Gluten free bread doesn't require kneading. This is what makes it so much easier! Just mix it on low speed until everything is well combined. The kneading process for regular wheat bread is to develop the gluten.
No Second Rising
It also doesn't need a second rising, so it's faster!
Some gluten free recipes may call for a second rising, particularly when the dough needs to rest for a long period of time for some reason, but the second rising is not generally necessary for gluten free bread.
No Bread Machine!
For the two previously mentioned reasons, a bread machine is not much of an asset for us; a stand mixer is more useful for making gluten free bread at home.

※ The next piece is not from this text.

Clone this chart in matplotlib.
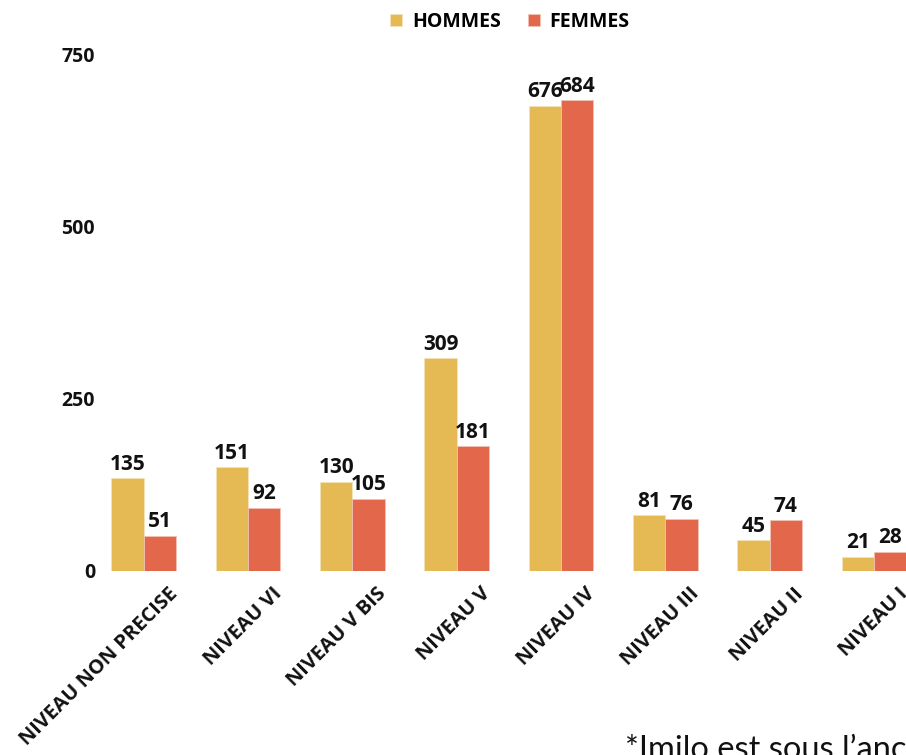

I donated my bread machine after I had been gluten free for awhile and found that I didn't need it anymore.
Gluten free bread dough is stickier than wheat dough, so oil any plastic you may cover it with during rising.
You don't need to use a dough hook for most gluten free bread recipes. The flat beater of a stand mixer will suffice.
We need a binder to replace the gluten. Gluten allows wheat bread dough to stretch without breaking. Therefore, the bread can expand and still hold together. In gluten free recipes, the gluten is often replaced with xanthan gum, guar gum, arrowroot starch, or psyllium husk powder. Eggs also help to bind everything together.
I hope that you'll be encouraged to try making your own gluten free bread. Let me know in the comments below if you have any questions.
Thank you for posting your Soft Sorghum Sandwich bread recipe. It has become my standard, but with a few tweaks that I wanted to share. I found that a full cup of tapioca made the bread too dense, I now use 1/3 cup. I don't use rice flour, I try to avoid most grains and supposedly rice can be inflammatory, so I use 1/2 coconut and 1/2 cassava. No sugar either, I substitute monk fruit sweetener. It was still a little heavy, so I increased the water to a little more than 2 cups. Now I get a fluffy bread like your photo, but need to remember to remove it from the pan and let it cool immediately on a wire rack, otherwise condensation develops. I hope my tweaks are helpful for you and yours.
Thank you, Marcie! I'm glad that you're enjoying the bread, and it's always good to hear how people tweak recipes to make them their own.
What is egg replaced with as allergic to eggs,milk,nuts,fish.
I'm sorry to read that you are allergic to eggs, milk, nuts, and fish. I know it must be difficult to find suitable recipes. Most of my recipes have neither milk or fish in them. Many are free from nuts. My Simple Crusty Artisanal Bread is a nice one that free from the allergens you mention. Seed crackers is another popular allergy-friendly recipe. I hope this helps.